Topic Modeling

Sometimes, I ask very basic questions just to get the ball rolling. With topic modeling, the first one that came to mind was: just where does this lie on the digital methods family tree?

Unlike many inquiries in my DH seminar, this one had a simple answer: topic modeling is a specific kind of text mining. After all the fairly straightforward things I'd done to texts--stripping tags, adding stop words, counting word frequency--topic modeling seemed like a step up.

When I first installed MALLET, I followed a great tutorial with (pre-set sample data) from Programming Historian. I felt great power but little comprehension. I decided to use a familiar text, a description John Muir wrote of the features contained within the (proposed) Yosemite National Park.

me

The results were not especially comprehensible. On one hand, there is value to knowing that 'ice,' 'years,' and 'glacial' tend to congregate--but then again, I could have guessed that beforehand. The lesson is probably this: don't use abstract nature writing for topic modeling. If one knows anything about John Muir, they can already take a stab at topic modeling his opinions.

me

After my relative triumph with MALLET and the command line, I decided to fall back on things of comfort--namely, the GUI. The text modeling program Overview was there to help.

me

Loading files into Overview is almost too easy. The program accepts many formats, but I uploaded a folder full fo articles (PDFs) I had used for my thesis research on Yosemite in the late 1960s.

me

I love quick and easy results, and Overview was happy to oblige. Before it creates your document tree, Overview asks you for any specific words to omit or emphasize; I didn't enter any on my first go-round.

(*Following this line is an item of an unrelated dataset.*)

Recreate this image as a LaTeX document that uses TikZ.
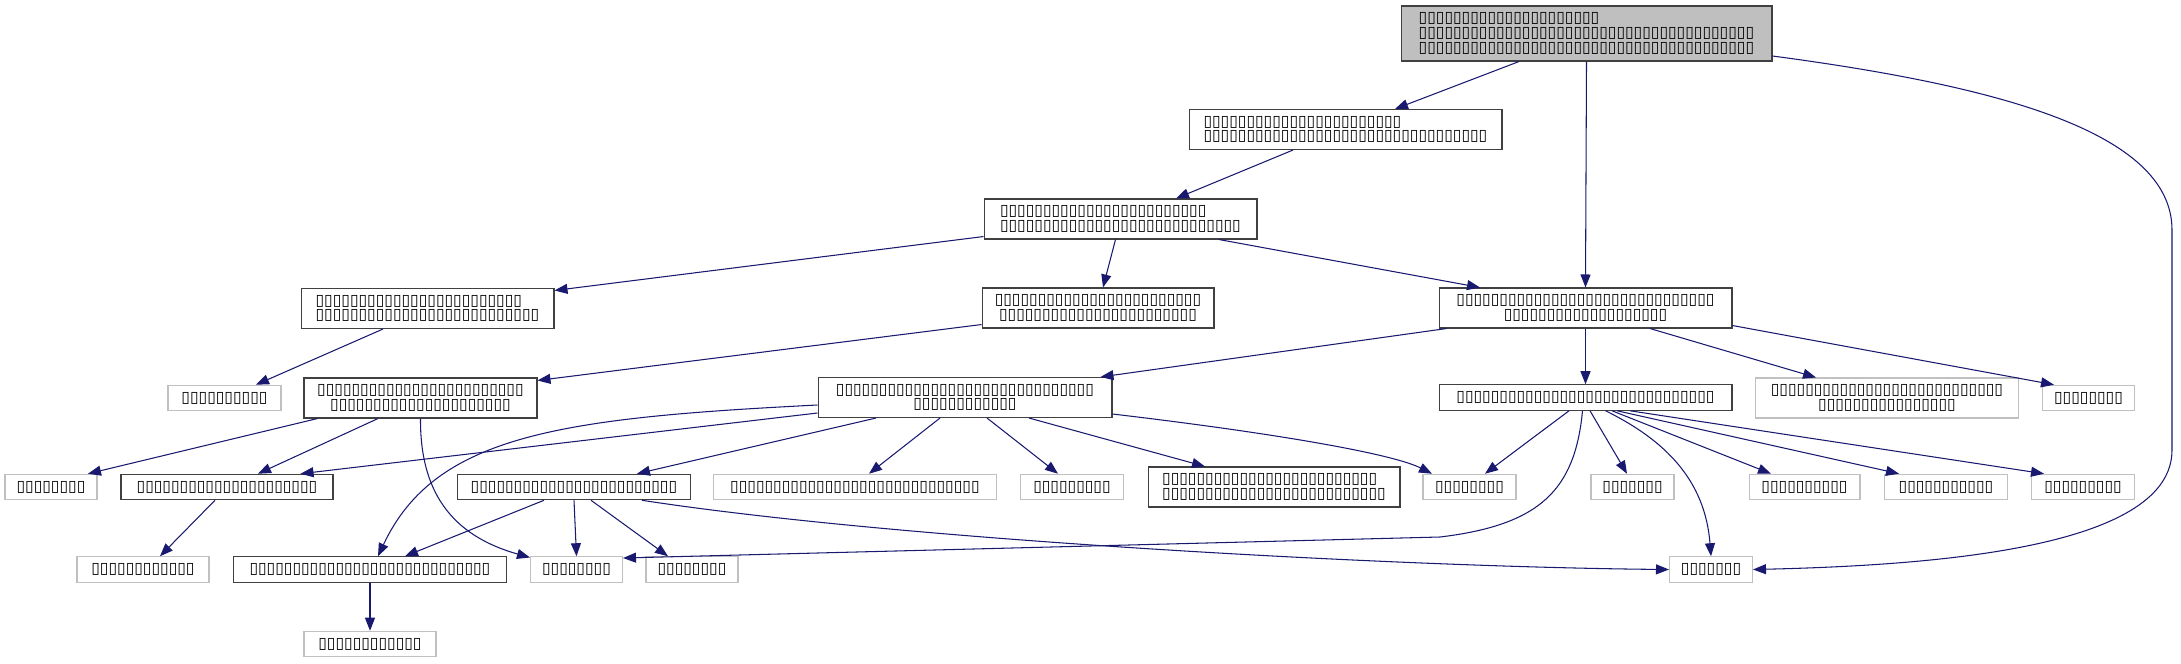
\documentclass[tikz,border=0pt]{standalone}
\usepackage{fontspec}
\setmainfont{DejaVu Sans}
\usepackage{xcolor}
\usetikzlibrary{arrows.meta}

\definecolor{edgeblue}{HTML}{191970}
\definecolor{greyfill}{HTML}{BFBFBF}
\definecolor{greyline}{HTML}{C0C0C0}
\definecolor{darkline}{HTML}{404040}

\begin{document}
\begin{tikzpicture}[
    x=0.02cm, y=-0.02cm,
    font=\fontsize{8.9}{8.34}\selectfont,
    hdr/.style={
        rectangle,
        draw=darkline,
        line width=0.6pt,
        inner sep=0pt,
        minimum height=0.51cm,
        align=center
    },
    ext/.style={hdr, draw=greyline},
    rootbox/.style={hdr, fill=greyfill, minimum height=1.1cm, align=left},
    two/.style={minimum height=0.8cm},
    dep/.style={-{Triangle[length=0.26cm, width=0.2cm]}, edgeblue, line width=0.6pt}
]
\useasboundingbox (0,0) rectangle (2181,663);

% Files
\node[rootbox, minimum width=7.42cm] (top) at (1586.5,33.5) {▯▯▯▯▯▯▯▯▯▯▯▯▯▯▯▯▯▯▯▯▯\\▯▯▯▯▯▯▯▯▯▯▯▯▯▯▯▯▯▯▯▯▯▯▯▯▯▯▯▯▯▯▯▯▯▯▯▯▯▯▯\\▯▯▯▯▯▯▯▯▯▯▯▯▯▯▯▯▯▯▯▯▯▯▯▯▯▯▯▯▯▯▯▯▯▯▯▯▯▯▯};
\node[hdr, two, align=left, minimum width=6.26cm] (ha) at (1345.5,129.5) {▯▯▯▯▯▯▯▯▯▯▯▯▯▯▯▯▯▯▯▯▯▯▯\\▯▯▯▯▯▯▯▯▯▯▯▯▯▯▯▯▯▯▯▯▯▯▯▯▯▯▯▯▯▯▯▯▯};
\node[hdr, two, align=left, minimum width=5.46cm] (hb) at (1120.5,219) {▯▯▯▯▯▯▯▯▯▯▯▯▯▯▯▯▯▯▯▯▯▯▯▯\\▯▯▯▯▯▯▯▯▯▯▯▯▯▯▯▯▯▯▯▯▯▯▯▯▯▯▯▯};
\node[hdr, two, align=left, minimum width=5.06cm] (hc) at (427.5,308.5) {▯▯▯▯▯▯▯▯▯▯▯▯▯▯▯▯▯▯▯▯▯▯▯▯\\▯▯▯▯▯▯▯▯▯▯▯▯▯▯▯▯▯▯▯▯▯▯▯▯▯▯};
\node[hdr, two, minimum width=4.64cm] (hd) at (1098,308) {▯▯▯▯▯▯▯▯▯▯▯▯▯▯▯▯▯▯▯▯▯▯▯▯\\▯▯▯▯▯▯▯▯▯▯▯▯▯▯▯▯▯▯▯▯▯▯▯};
\node[hdr, two, minimum width=5.86cm] (he) at (1585.5,308) {▯▯▯▯▯▯▯▯▯▯▯▯▯▯▯▯▯▯▯▯▯▯▯▯▯▯▯▯▯▯\\▯▯▯▯▯▯▯▯▯▯▯▯▯▯▯▯▯▯▯};

\node[ext, minimum width=2.26cm] (sf) at (224.5,398) {▯▯▯▯▯▯▯▯▯▯};
\node[hdr, two, minimum width=4.66cm] (hg) at (420.5,398) {▯▯▯▯▯▯▯▯▯▯▯▯▯▯▯▯▯▯▯▯▯▯▯▯\\▯▯▯▯▯▯▯▯▯▯▯▯▯▯▯▯▯▯▯▯▯};
\node[hdr, two, minimum width=5.88cm] (hh) at (965,397.5) {▯▯▯▯▯▯▯▯▯▯▯▯▯▯▯▯▯▯▯▯▯▯▯▯▯▯▯▯▯▯\\▯▯▯▯▯▯▯▯▯▯▯▯};
\node[hdr, minimum width=5.86cm] (hi) at (1585.5,397.5) {▯▯▯▯▯▯▯▯▯▯▯▯▯▯▯▯▯▯▯▯▯▯▯▯▯▯▯▯▯▯};
\node[ext, two, minimum width=5.26cm] (sj) at (1887,398) {▯▯▯▯▯▯▯▯▯▯▯▯▯▯▯▯▯▯▯▯▯▯▯▯▯▯▯\\▯▯▯▯▯▯▯▯▯▯▯▯▯▯▯▯};
\node[ext, minimum width=1.84cm] (sk) at (2088.5,398) {▯▯▯▯▯▯▯▯};

\node[ext, minimum width=1.84cm] (sl) at (51,487) {▯▯▯▯▯▯▯▯};
\node[hdr, minimum width=4.24cm] (hm) at (227,487) {▯▯▯▯▯▯▯▯▯▯▯▯▯▯▯▯▯▯▯▯▯};
\node[hdr, minimum width=4.66cm] (hn) at (574,487) {▯▯▯▯▯▯▯▯▯▯▯▯▯▯▯▯▯▯▯▯▯▯▯▯};
\node[ext, minimum width=5.66cm] (so) at (855,487) {▯▯▯▯▯▯▯▯▯▯▯▯▯▯▯▯▯▯▯▯▯▯▯▯▯▯▯▯▯};
\node[ext, minimum width=2.06cm] (sp) at (1072,487) {▯▯▯▯▯▯▯▯▯};
\node[hdr, two, align=left, minimum width=5.04cm] (hq) at (1274,487) {▯▯▯▯▯▯▯▯▯▯▯▯▯▯▯▯▯▯▯▯▯▯▯▯▯\\▯▯▯▯▯▯▯▯▯▯▯▯▯▯▯▯▯▯▯▯▯▯▯▯▯▯};
\node[ext, minimum width=1.86cm] (sr) at (1469.5,487) {▯▯▯▯▯▯▯▯};
\node[ext, minimum width=1.66cm] (ss) at (1632.5,487) {▯▯▯▯▯▯▯};
\node[ext, minimum width=2.22cm] (st) at (1804.5,487) {▯▯▯▯▯▯▯▯▯▯};
\node[ext, minimum width=2.46cm] (su) at (1946,487) {▯▯▯▯▯▯▯▯▯▯▯};
\node[ext, minimum width=2.06cm] (sv) at (2083,487) {▯▯▯▯▯▯▯▯▯};

\node[ext, minimum width=2.64cm] (sab) at (143,569.5) {▯▯▯▯▯▯▯▯▯▯▯▯};
\node[hdr, minimum width=5.46cm] (hx) at (370,569.5) {▯▯▯▯▯▯▯▯▯▯▯▯▯▯▯▯▯▯▯▯▯▯▯▯▯▯▯▯};
\node[ext, minimum width=1.84cm] (sy) at (576.5,569.5) {▯▯▯▯▯▯▯▯};
\node[ext, minimum width=1.84cm] (sz) at (692,569.5) {▯▯▯▯▯▯▯▯};
\node[ext, minimum width=1.66cm] (sw) at (1711,569.5) {▯▯▯▯▯▯▯};
\node[ext, minimum width=2.64cm] (saa) at (370,644) {▯▯▯▯▯▯▯▯▯▯▯▯};

% Includes
\draw[dep] ([xshift=-1.35cm]top.south) -- ([xshift=0.99cm]ha.north);
\draw[dep] (top.south) -- (he.north);
\draw[dep] ([yshift=-0.45cm]top.east) .. controls (1990,85) and (2172,130) .. (2172,230) -- (2172,450) .. controls (2172,545) and (1950,565) .. (sw.east);

\draw[dep] ([xshift=-1.05cm]ha.south) -- ([xshift=1.11cm]hb.north);
\draw[dep] ([yshift=0.06cm]hb.south west) -- ([yshift=-0.05cm]hc.north east);
\draw[dep] ([xshift=-0.1cm]hb.south) -- ([xshift=0.1cm]hd.north);
\draw[dep] ([xshift=1.97cm]hb.south) -- ([xshift=-2.11cm]he.north);

\draw[dep] ([xshift=-0.89cm]hc.south) -- ([xshift=0.63cm]sf.north);
\draw[dep] ([yshift=0.08cm]hd.south west) -- ([yshift=-0.06cm]hg.north east);

\draw[dep] (he.south) -- (hi.north);
\draw[dep] ([xshift=0.16cm]he.south west) -- ([xshift=-0.24cm]hh.north east);
\draw[dep] ([xshift=1.29cm]he.south) -- ([xshift=-1.42cm]sj.north);
\draw[dep] ([yshift=0.06cm]he.south east) -- ([xshift=-0.69cm]sk.north);

\draw[dep] ([xshift=0.28cm]hg.south west) -- ([xshift=0.74cm]sl.north);
\draw[dep] ([xshift=-0.85cm]hg.south) -- ([xshift=0.62cm]hm.north);
\draw[dep] (hg.south) .. controls (420,490) and (450,535) .. ([yshift=0.24cm]sy.west);

\draw[dep] ([yshift=-0.31cm]hh.west) -- ([xshift=-0.66cm]hm.north east);
\draw[dep] ([yshift=-0.15cm]hh.west) .. controls (560,418) and (435,435) .. ([xshift=0.16cm]hx.north);
\draw[dep] ([xshift=-1.78cm]hh.south) -- ([xshift=1.26cm]hn.north);
\draw[dep] ([xshift=-0.5cm]hh.south) -- ([xshift=0.28cm]so.north);
\draw[dep] ([xshift=0.44cm]hh.south) -- ([xshift=-0.28cm]sp.north);
\draw[dep] ([xshift=1.28cm]hh.south) -- ([xshift=-1.38cm]hq.north);
\draw[dep] ([yshift=-0.33cm]hh.east) .. controls (1290,435) and (1395,455) .. ([xshift=-0.75cm]sr.north);

\draw[dep] ([xshift=-0.33cm]hi.south) -- ([xshift=0.31cm]sr.north);
\draw[dep] ([xshift=-0.06cm]hi.south) .. controls (1575,490) and (1540,525) .. (1440,537) -- ([yshift=0.23cm]sy.east);
\draw[dep] ([xshift=0.09cm]hi.south) -- ([xshift=-0.11cm]ss.north);
\draw[dep] ([xshift=0.4cm]hi.south) .. controls (1665,440) and (1705,480) .. (sw.north);
\draw[dep] ([xshift=0.53cm]hi.south) -- ([xshift=-0.67cm]st.north);
\draw[dep] ([xshift=0.63cm]hi.south) -- ([xshift=-0.94cm]su.north);
\draw[dep] ([xshift=0.89cm]hi.south) -- ([xshift=-0.78cm]sv.north);

\draw[dep] ([xshift=-0.24cm]hm.south) -- ([xshift=0.34cm]sab.north);
\draw[dep] ([xshift=-0.6cm]hn.south) -- ([xshift=0.7cm]hx.north);
\draw[dep] (hn.south) -- (sy.north);
\draw[dep] ([xshift=0.34cm]hn.south) -- ([xshift=-0.48cm]sz.north);
\draw[dep] ([xshift=1.36cm]hn.south) .. controls (900,540) and (1400,567) .. (sw.west);
\draw[dep] (hx.south) -- (saa.north);

\end{tikzpicture}
\end{document}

Unfortunately, I still had words like 'JSTOR,' 'permission,' and 'copyright' in my tree.

me

Luckily, Overview allows me to create a new tree from the same documents, thus enabling me to add stop words and other nitpicky things. Once I stripped out all the copyright-related words, I was left with a much more helpful document hierarchy. Overview successfully separated works dealing with camping, policing, and domestic politics.

me

Sometimes, digital methods can create more questions than they answer. I was expecting Overview to provide a couple of neat suggestions--and I was rewarded. Many of my documents discussed dissidence, and many others involved runaways in the 1970s. Overview recognized (however unintentionally) that both actions were forms of protest, and they were grouped together. That works for me.

If I choose to topic model again, it'll be with Overview. I'm all for liberating myself from GUIs, but it seems like MALLET has an incredibly steep learning curve. It's not just that MALLET is somewhat difficult to use--its results are also fairly difficult to interpret (especially the various numerical values referencing paragraphs and correlative frequency data). With Overview, however, it takes about five minutes to upload AND remove stop words. After that, the document tree presents topic models in an easy-to-follow format. There is undoubtedly some very complex math behind these results, but Overview deals only in words, phrases, and punctuation. It's a powerful topic modeling tool specifically for humanists-- it's only natural that I like it more.

In the future, I think I'll use Overview in conjunction with my Zotero library. It's easy for me to form rough mental maps of how my sources relate to one another; it's quite another to have an impartial (even distant) reader organize them for me. The Zotero/Overview combo will be especially useful in between first and second drafts. As stated above, it's valuable to see one's source base categorized according to a metric other than one's own. I study Yosemite because it's dear to my heart--this is both a blessing and a curse. My familiarity with some subject matter can cause me to miss the forest for the trees, but Overview ensures an impartial--and occasionally idiosyncratic--organizational experience.